PROBLEM DESCRIPTION:
Set the listing down unchanged, minus every embedded image.

DATA FOR THIS TASK:

◆ ◆ ◆ ◆

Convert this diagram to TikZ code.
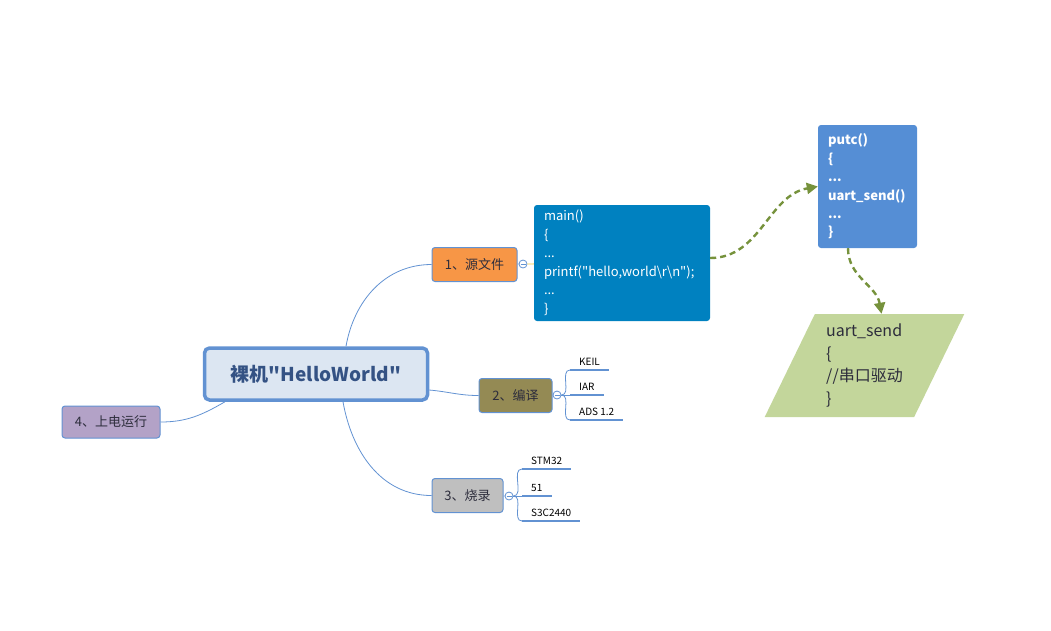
\documentclass[tikz,border=0pt]{standalone}
\usepackage{fontspec}
\setmainfont{Noto Sans CJK SC}
\newfontfamily\cjkfont{Noto Sans CJK SC}
\usetikzlibrary{arrows.meta,positioning,shapes.geometric}

\definecolor{linec}{RGB}{98,146,210}
\definecolor{hwfill}{RGB}{220,230,242}
\definecolor{hwtext}{RGB}{52,82,132}
\definecolor{txtc}{RGB}{45,45,60}
\definecolor{srcfill}{RGB}{247,150,70}
\definecolor{compfill}{RGB}{148,138,84}
\definecolor{burnfill}{RGB}{191,191,191}
\definecolor{runfill}{RGB}{179,162,199}
\definecolor{mainfill}{RGB}{0,129,192}
\definecolor{putcfill}{RGB}{85,142,213}
\definecolor{uartfill}{RGB}{195,214,155}
\definecolor{flowc}{RGB}{118,146,60}
\definecolor{tipc}{RGB}{240,200,60}

\begin{document}
\begin{tikzpicture}[
  x=1pt, y=-1pt,
  every node/.style={font=\cjkfont\fontsize{13}{16}\selectfont},
  topic/.style ={draw=linec, line width=1pt, rounded corners=3pt,
                 minimum height=34pt, text=txtc, inner sep=0pt},
  fold/.style  ={circle, draw=linec, fill=white, line width=0.8pt,
                 minimum size=8pt, inner sep=0pt,
                 path picture={\draw[linec, line width=0.6pt]
                   ([xshift=-2.5pt]path picture bounding box.center) --
                   ([xshift=2.5pt]path picture bounding box.center);}},
  leaf/.style  ={anchor=south west, inner xsep=9pt, inner ysep=4pt,
                 text depth=0pt, text=black,
                 font=\cjkfont\fontsize{10}{12}\selectfont},
  conn/.style  ={draw=linec, line width=0.8pt},
  uline/.style ={draw=linec, line width=2pt},
  code/.style  ={rounded corners=3pt, text=white, align=left,
                 inner xsep=10pt, inner ysep=0pt,
                 font=\cjkfont\fontsize{13}{18.5}\selectfont},
  flow/.style  ={draw=flowc, line width=2.4pt, dash pattern=on 6pt off 4pt,
                 -{Triangle[length=11pt,width=11pt]}}
]
\useasboundingbox (0,0) rectangle (1051,630);

% central topic
\node[draw=linec, line width=3.5pt, fill=hwfill, rounded corners=5pt,
      minimum width=223pt, minimum height=52pt, text=hwtext,
      font=\cjkfont\fontsize{19}{22}\selectfont\bfseries] (hw) at (316,374)
     {裸机"HelloWorld"};

% main branches
\node[topic, fill=srcfill,  minimum width=85pt] (src)  at (474.5,264.5) {1、源文件};
\node[topic, fill=compfill, minimum width=73pt] (comp) at (515.5,395.5) {2、编译};
\node[topic, fill=burnfill, minimum width=71pt] (burn) at (467.5,495.5) {3、烧录};
\node[topic, fill=runfill,  minimum width=98pt, minimum height=32pt] (run) at (111,422) {4、上电运行};

\draw[conn] ([xshift=30pt]hw.north) to[out=80,in=180] (src.west);
\draw[conn] ([yshift=-16pt]hw.east) to[out=-5,in=180] (comp.west);
\draw[conn] ([xshift=27pt]hw.south) to[out=-80,in=180] (burn.west);
\draw[conn] ([xshift=-91pt]hw.south) to[out=-150,in=0] (run.east);

% fold marks
\node[fold] (cSrc)  at (523,264) {};
\node[fold] (cComp) at (557,395) {};
\node[fold] (cBurn) at (509,496) {};
\draw[conn] (src)  -- (cSrc);
\draw[conn] (comp) -- (cComp);
\draw[conn] (burn) -- (cBurn);

% compilers
\node[leaf] (keil) at (570,370) {KEIL};
\node[leaf] (iar)  at (570,395) {IAR};
\node[leaf] (ads)  at (570,420) {ADS 1.2};
\foreach \n in {keil,iar,ads}
  \draw[conn] (cComp.east) to[out=0,in=180] (\n.south west);
\foreach \n in {keil,iar,ads}
  \draw[uline] (\n.south west) -- (\n.south east);

% boards
\node[leaf] (stm)  at (522,469) {STM32};
\node[leaf] (five) at (522,496) {51};
\node[leaf] (s3c)  at (522,521) {S3C2440};
\foreach \n in {stm,five,s3c}
  \draw[conn] (cBurn.east) to[out=0,in=180] (\n.south west);
\foreach \n in {stm,five,s3c}
  \draw[uline] (\n.south west) -- (\n.south east);

% source code chain
\node[code, fill=mainfill, text width=156pt, minimum height=116pt] (mainc) at (622,263)
     {main()\\\{\\...\\printf("hello,world\textbackslash r\textbackslash n");\\...\\\}};
\draw[tipc, line width=0.8pt] (cSrc) -- (mainc);

\node[code, fill=putcfill, text width=79pt, minimum height=123pt,
      font=\cjkfont\fontsize{13}{18.4}\selectfont\bfseries] (putc) at (867.5,186.5)
     {putc()\\\{\\...\\uart\_send()\\...\\\}};

\node[trapezium, trapezium left angle=65, trapezium right angle=115,
      trapezium stretches=true, fill=uartfill, minimum width=200pt,
      minimum height=103pt, inner sep=0pt, align=left, text=txtc,
      font=\cjkfont\fontsize{16}{22.5}\selectfont] (uart) at (864.5,365.5)
     {uart\_send\\\{\\//串口驱动\\\}};

\draw[flow] ([yshift=5pt]mainc.east) to[out=0,in=190] (putc.west);
\draw[flow] ([xshift=-19.5pt]putc.south) to[out=-90,in=100] ([xshift=17pt]uart.north);

\end{tikzpicture}
\end{document}
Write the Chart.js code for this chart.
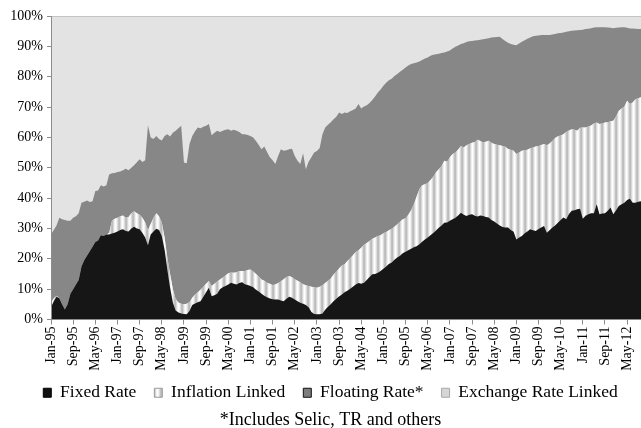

◆ ◆ ◆ ◆

FINISHED ANSWER:
Convert this diagram to TikZ code.
\documentclass[tikz,border=0pt]{standalone}
\usepackage{fontspec}
\setmainfont{Noto Sans CJK SC}
\newfontfamily\cjkfont{Noto Sans CJK SC}
\usetikzlibrary{arrows.meta,positioning,shapes.geometric}

\definecolor{linec}{RGB}{98,146,210}
\definecolor{hwfill}{RGB}{220,230,242}
\definecolor{hwtext}{RGB}{52,82,132}
\definecolor{txtc}{RGB}{45,45,60}
\definecolor{srcfill}{RGB}{247,150,70}
\definecolor{compfill}{RGB}{148,138,84}
\definecolor{burnfill}{RGB}{191,191,191}
\definecolor{runfill}{RGB}{179,162,199}
\definecolor{mainfill}{RGB}{0,129,192}
\definecolor{putcfill}{RGB}{85,142,213}
\definecolor{uartfill}{RGB}{195,214,155}
\definecolor{flowc}{RGB}{118,146,60}
\definecolor{tipc}{RGB}{240,200,60}

\begin{document}
\begin{tikzpicture}[
  x=1pt, y=-1pt,
  every node/.style={font=\cjkfont\fontsize{13}{16}\selectfont},
  topic/.style ={draw=linec, line width=1pt, rounded corners=3pt,
                 minimum height=34pt, text=txtc, inner sep=0pt},
  fold/.style  ={circle, draw=linec, fill=white, line width=0.8pt,
                 minimum size=8pt, inner sep=0pt,
                 path picture={\draw[linec, line width=0.6pt]
                   ([xshift=-2.5pt]path picture bounding box.center) --
                   ([xshift=2.5pt]path picture bounding box.center);}},
  leaf/.style  ={anchor=south west, inner xsep=9pt, inner ysep=4pt,
                 text depth=0pt, text=black,
                 font=\cjkfont\fontsize{10}{12}\selectfont},
  conn/.style  ={draw=linec, line width=0.8pt},
  uline/.style ={draw=linec, line width=2pt},
  code/.style  ={rounded corners=3pt, text=white, align=left,
                 inner xsep=10pt, inner ysep=0pt,
                 font=\cjkfont\fontsize{13}{18.5}\selectfont},
  flow/.style  ={draw=flowc, line width=2.4pt, dash pattern=on 6pt off 4pt,
                 -{Triangle[length=11pt,width=11pt]}}
]
\useasboundingbox (0,0) rectangle (1051,630);

% central topic
\node[draw=linec, line width=3.5pt, fill=hwfill, rounded corners=5pt,
      minimum width=223pt, minimum height=52pt, text=hwtext,
      font=\cjkfont\fontsize{19}{22}\selectfont\bfseries] (hw) at (316,374)
     {裸机"HelloWorld"};

% main branches
\node[topic, fill=srcfill,  minimum width=85pt] (src)  at (474.5,264.5) {1、源文件};
\node[topic, fill=compfill, minimum width=73pt] (comp) at (515.5,395.5) {2、编译};
\node[topic, fill=burnfill, minimum width=71pt] (burn) at (467.5,495.5) {3、烧录};
\node[topic, fill=runfill,  minimum width=98pt, minimum height=32pt] (run) at (111,422) {4、上电运行};

\draw[conn] ([xshift=30pt]hw.north) to[out=80,in=180] (src.west);
\draw[conn] ([yshift=-16pt]hw.east) to[out=-5,in=180] (comp.west);
\draw[conn] ([xshift=27pt]hw.south) to[out=-80,in=180] (burn.west);
\draw[conn] ([xshift=-91pt]hw.south) to[out=-150,in=0] (run.east);

% fold marks
\node[fold] (cSrc)  at (523,264) {};
\node[fold] (cComp) at (557,395) {};
\node[fold] (cBurn) at (509,496) {};
\draw[conn] (src)  -- (cSrc);
\draw[conn] (comp) -- (cComp);
\draw[conn] (burn) -- (cBurn);

% compilers
\node[leaf] (keil) at (570,370) {KEIL};
\node[leaf] (iar)  at (570,395) {IAR};
\node[leaf] (ads)  at (570,420) {ADS 1.2};
\foreach \n in {keil,iar,ads}
  \draw[conn] (cComp.east) to[out=0,in=180] (\n.south west);
\foreach \n in {keil,iar,ads}
  \draw[uline] (\n.south west) -- (\n.south east);

% boards
\node[leaf] (stm)  at (522,469) {STM32};
\node[leaf] (five) at (522,496) {51};
\node[leaf] (s3c)  at (522,521) {S3C2440};
\foreach \n in {stm,five,s3c}
  \draw[conn] (cBurn.east) to[out=0,in=180] (\n.south west);
\foreach \n in {stm,five,s3c}
  \draw[uline] (\n.south west) -- (\n.south east);

% source code chain
\node[code, fill=mainfill, text width=156pt, minimum height=116pt] (mainc) at (622,263)
     {main()\\\{\\...\\printf("hello,world\textbackslash r\textbackslash n");\\...\\\}};
\draw[tipc, line width=0.8pt] (cSrc) -- (mainc);

\node[code, fill=putcfill, text width=79pt, minimum height=123pt,
      font=\cjkfont\fontsize{13}{18.4}\selectfont\bfseries] (putc) at (867.5,186.5)
     {putc()\\\{\\...\\uart\_send()\\...\\\}};

\node[trapezium, trapezium left angle=65, trapezium right angle=115,
      trapezium stretches=true, fill=uartfill, minimum width=200pt,
      minimum height=103pt, inner sep=0pt, align=left, text=txtc,
      font=\cjkfont\fontsize{16}{22.5}\selectfont] (uart) at (864.5,365.5)
     {uart\_send\\\{\\//串口驱动\\\}};

\draw[flow] ([yshift=5pt]mainc.east) to[out=0,in=190] (putc.west);
\draw[flow] ([xshift=-19.5pt]putc.south) to[out=-90,in=100] ([xshift=17pt]uart.north);

\end{tikzpicture}
\end{document}
Write the Chart.js code for this chart.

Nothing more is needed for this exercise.